Bau und Maschinen kosten nach früheren Angaben gut zehn Milliarden Euro, Koitzsch spricht nun von 10,5 Milliarden – „die größte Investition in der Geschichte Sachsens“. Fünf Milliarden davon zahlt der Staat. Koitzsch fasst die Begründung für die Subvention zusammen: Anderswo ließen sich Mikrochips billiger herstellen, aber die Europäische Union wolle weniger abhängig von anderen Regionen sein.

Die Gäste der Bürgersprechstunde haben keine Frage zu den Subventionen. Schon bei der ersten Sprechstunde im August fragten die Teilnehmer vor allem nach Verkehrsbelastung, Flächenversiegelung und Wohnungsbau. Weil die geplanten Leitungen vielen Nachbarn Sorgen machen, hat ESMC diesmal Fachleute von Sachsen-Energie und Stadtentwässerung dazugeholt.

Christian Koitzsch ist Geschäftsführer des Dresdner Mikrochip-Unternehmens ESMC, das 2027 die Produktion aufnehmen soll.
Christian Koitzsch ist Geschäftsführer des Dresdner Mikrochip-Unternehmens ESMC, das 2027 die Produktion aufnehmen soll.
Quelle: SZ/Georg Moeritz

Die erste Wortmeldung aus dem Publikum kommt nach einer halben Stunde, als Sachsen-Energie-Projektleiter Steffen Klinger den Netzknoten Volkersdorf erwähnt. Der soll die Stromversorgung der Fabrik sichern, weil das Umspannwerk Altwilschdorf nördlich der Globalfoundries-Chipfabrik erst Ende 2030 fertig werden dürfte. Die Produktion bei ESMC soll 2027 beginnen.

Der Netzknoten sei „uns in Volkersdorf als Übergangslösung verkauft“ worden, sagt ein Mann. „Wird er wirklich wieder abgebaut?“ Klinger sagt, die Stromleitung bleibe bestehen, aber aus aktueller Sicht gebe es keinen Grund, den Netzknoten dauerhaft zu betreiben. Wenn das Umspannwerk fertig sei, werde es die 380-Kilovolt-Leitungen des Unternehmens 50Hertz mit den 110-Kilovoltleitungen der Sachsennetze verbinden.

Chipfabriken mit Energiehunger und Wasserbedarf

Klinger spricht von „großem Energiehunger“ der Chipfabriken und erinnert daran, dass auch Infineon und Globalfoundries ihre Produktion ausbauen und Bosch Platz für einen Erweiterungsbau habe. Torsten Seiler, bei der Stadtentwässerung Gebietsleiter für Investitionen, rechnet künftig mit 40 Prozent des Abwassers in Dresden aus der Chip-Industrie.

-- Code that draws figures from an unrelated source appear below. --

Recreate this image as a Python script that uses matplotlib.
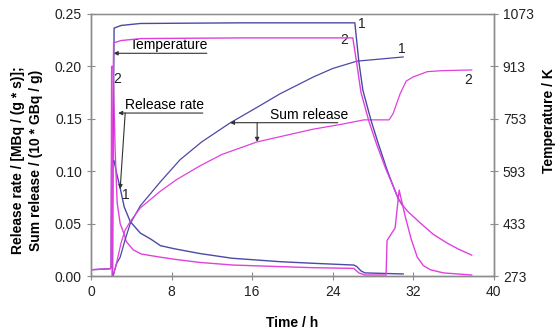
import numpy as np
import matplotlib.pyplot as plt

plt.rcParams['font.family'] = ['Liberation Sans', 'DejaVu Sans']

# release rate (left axis)
rate1_t = [0, 1.9, 2.0, 2.05, 2.3, 2.5, 2.9, 3.3, 3.9, 4.9, 5.9, 6.9, 8.3, 10.8, 14, 18.8, 22.0, 26.1, 26.4, 26.8, 27.2, 31.0]
rate1_v = [0.006, 0.007, 0.008, 0.108, 0.110, 0.100, 0.084, 0.066, 0.052, 0.041, 0.0355, 0.029, 0.026, 0.0215, 0.017, 0.0137, 0.0122, 0.0105, 0.009, 0.005, 0.003, 0.002]
rate2_t = [0, 1.9, 2.0, 2.05, 2.2, 2.4, 2.6, 2.9, 3.3, 3.5, 4.2, 5.0, 6.9, 8.3, 10.8, 14.1, 18.8, 22.0, 26.1, 26.6, 27.2, 29.3, 29.4, 30.2, 30.6, 31.2, 31.8, 32.4, 33.0, 33.7, 35.0, 37.8]
rate2_v = [0.006, 0.007, 0.008, 0.20, 0.20, 0.12, 0.07, 0.05, 0.040, 0.033, 0.025, 0.021, 0.018, 0.016, 0.013, 0.0105, 0.009, 0.008, 0.0073, 0.003, 0.001, 0.001, 0.034, 0.046, 0.082, 0.057, 0.035, 0.018, 0.010, 0.006, 0.003, 0.001]

# sum release (left axis)
sum1_t = [2.2, 2.55, 2.9, 3.4, 3.9, 4.9, 6.9, 8.85, 11, 13.8, 16.5, 18.8, 22.1, 24, 26.4, 28.7, 31]
sum1_v = [0, 0.012, 0.018, 0.035, 0.050, 0.067, 0.090, 0.111, 0.128, 0.146, 0.161, 0.174, 0.190, 0.198, 0.205, 0.207, 0.209]
sum2_t = [2.2, 2.6, 3.0, 3.4, 3.9, 4.9, 6.9, 8.5, 10.8, 13, 16.5, 18.8, 22, 25, 27.1, 29.6, 30.0, 30.7, 31.3, 32.0, 33.4, 35, 37.8]
sum2_v = [0, 0.015, 0.032, 0.044, 0.052, 0.065, 0.081, 0.092, 0.105, 0.116, 0.128, 0.133, 0.140, 0.145, 0.149, 0.149, 0.155, 0.174, 0.186, 0.190, 0.195, 0.196, 0.1966]

# temperature (right axis)
temp1_t = [2.15, 2.2, 2.3, 3.0, 4.9, 15, 26.2, 26.6, 27.0, 27.8, 28.5, 29.4, 30.0, 30.5, 30.9]
temp1_v = [273, 700, 1030, 1038, 1044, 1046, 1046, 927, 840, 749, 680, 597, 548, 510, 490]
temp2_t = [2.1, 2.15, 2.25, 3.0, 5, 15, 26.0, 26.4, 26.8, 27.6, 28.4, 29.3, 30.0, 30.5, 31.0, 31.5, 32.7, 34.0, 35.4, 36.5, 37.8]
temp2_v = [273, 700, 985, 992, 998, 1000, 1000, 920, 835, 745, 672, 598, 548, 510, 487, 469, 435, 400, 373, 355, 337]

blue = '#4A4AA5'
pink = '#E040E0'
grey = '#8C8C8C'

fig = plt.figure(figsize=(5.58, 3.33), dpi=100)
ax = fig.add_axes([0.163, 0.171, 0.722, 0.787])
ax2 = ax.twinx()

ax.plot(rate1_t, rate1_v, color=blue, lw=1.0)
ax.plot(rate2_t, rate2_v, color=pink, lw=1.0)
ax.plot(sum1_t, sum1_v, color=blue, lw=0.9)
ax.plot(sum2_t, sum2_v, color=pink, lw=0.9)
ax2.plot(temp1_t, temp1_v, color=blue, lw=1.0)
ax2.plot(temp2_t, temp2_v, color=pink, lw=1.0)

ax.set_xlim(0, 40)
ax.set_ylim(0, 0.25)
ax2.set_ylim(273, 1073)
ax.set_xticks([0, 8, 16, 24, 32, 40])
ax.set_yticks([0, 0.05, 0.10, 0.15, 0.20, 0.25])
ax.set_yticklabels(['0.00', '0.05', '0.10', '0.15', '0.20', '0.25'])
ax2.set_yticks([273, 433, 593, 753, 913, 1073])

for a in (ax, ax2):
    for s in a.spines.values():
        s.set_color(grey)
        s.set_linewidth(1.0)
    a.tick_params(direction='inout', length=6, color=grey, labelsize=10, labelcolor='#222222')
ax.spines['top'].set_color('#C8C8C8')

ax.set_xlabel('Time / h', fontsize=10, fontweight='bold')
ax.xaxis.set_label_coords(0.5, -0.152)
ax.set_ylabel('Release rate / [MBq / (g * s)];\nSum release / (10 * GBq / g)',
              fontsize=10, fontweight='bold', linespacing=1.35)
ax.yaxis.set_label_coords(-0.12, 0.443)
ax2.set_ylabel('Temperature / K', fontsize=10, fontweight='bold')
ax2.yaxis.set_label_coords(1.12, 0.592)

arrow = dict(arrowstyle='-|>', color='#333333', lw=0.8, mutation_scale=6, shrinkA=0, shrinkB=0)

# Temperature
ax.annotate('', xy=(2.25, 0.2125), xytext=(11.5, 0.2125), arrowprops=arrow)
ax.text(3.9, 0.2135, 'Temperature', fontsize=10, ha='left', va='bottom')
# Release rate
ax.annotate('', xy=(2.7, 0.1555), xytext=(11.1, 0.1555), arrowprops=arrow)
ax.annotate('', xy=(2.9, 0.083), xytext=(3.4, 0.1555), arrowprops=arrow)
ax.text(3.4, 0.1565, 'Release rate', fontsize=10, ha='left', va='bottom')
# Sum release
ax.annotate('', xy=(13.8, 0.1463), xytext=(24.5, 0.1463), arrowprops=arrow)
ax.annotate('', xy=(16.5, 0.128), xytext=(16.5, 0.1463), arrowprops=arrow)
ax.text(17.8, 0.1473, 'Sum release', fontsize=10, ha='left', va='bottom')

# curve numbers
for tx, ty, s in [(2.6, 0.188, '2'), (3.5, 0.077, '1'), (26.9, 0.240, '1'),
                  (25.1, 0.225, '2'), (30.9, 0.217, '1'), (37.5, 0.187, '2')]:
    ax.text(tx, ty, s, fontsize=10, ha='center', va='center', color='#222222')

fig.savefig('out.png', dpi=100)
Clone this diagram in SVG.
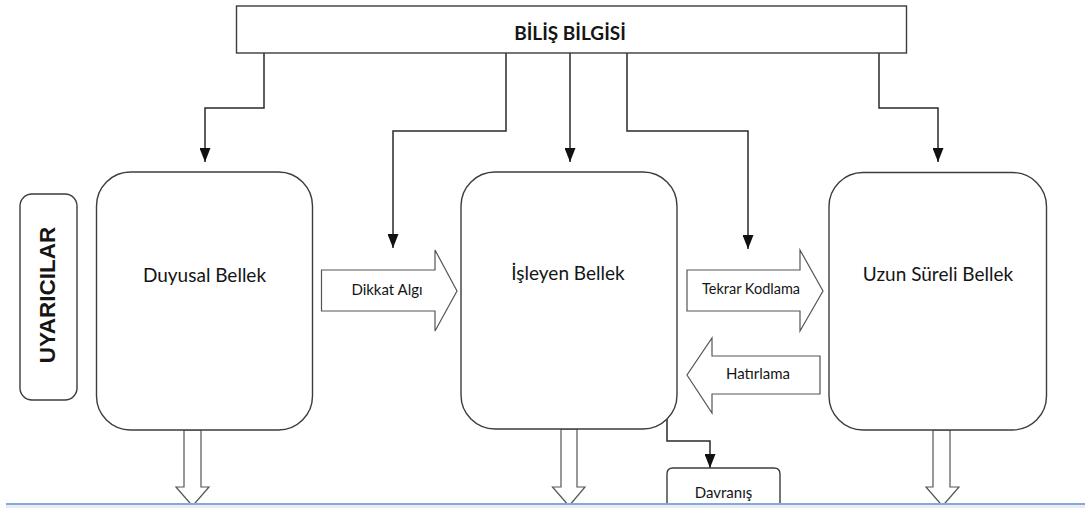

Die Bürgersprechstunde verlagert sich an Info-Tische der beiden kommunalen Unternehmen. Doch auch bei Koitzsch stellen sich Bürger an. Eine Frau klagt über Schlamm auf der Radeburger Straße, ihr Mann spricht von faustgroßen Steinen. Außerdem blende das Baustellenlicht. Koitzsch verspricht: „Das nehme ich mit“, so habe er das noch nie gehört.

Ein Paar aus Klotzsche hat gehört, dass in seiner Nähe jemand Wohnungen für ESMC-Beschäftigte bauen wolle, und sorgt sich um die Grünflächen. Der Fabrikchef versichert, ESMC plane selbst keinen Wohnungsbau. Ein Mann möchte wissen, ob bei der Fabrik Gift auslaufen könne. Koitzsch sagt, dass die Tanklaster beispielsweise Schwefelsäure nur über einer „Tanktasse“ entladen würden; bei einer Havarie werde alles aufgefangen.

Zwei Männer aus Volkersdorf beklagen die Flächenversiegelung und wollen von Koitzsch hören, ob die Regenrückhaltebecken der Fabrik ausreichen, „damit wir nicht absaufen“. Der Geschäftsführer klappt seinen Laptop auf und zeigt Daten, die er schon im Radeburger Stadtrat vorgetragen habe: Auch an Starkregen sei gedacht worden. Die Männer bleiben skeptisch.

ESMC plant die nächste Bürgersprechstunde für Februar, möglicherweise mit einem Schwerpunkt auf Verkehrsfragen. Der Termin soll auf esmc.eu angekündigt werden.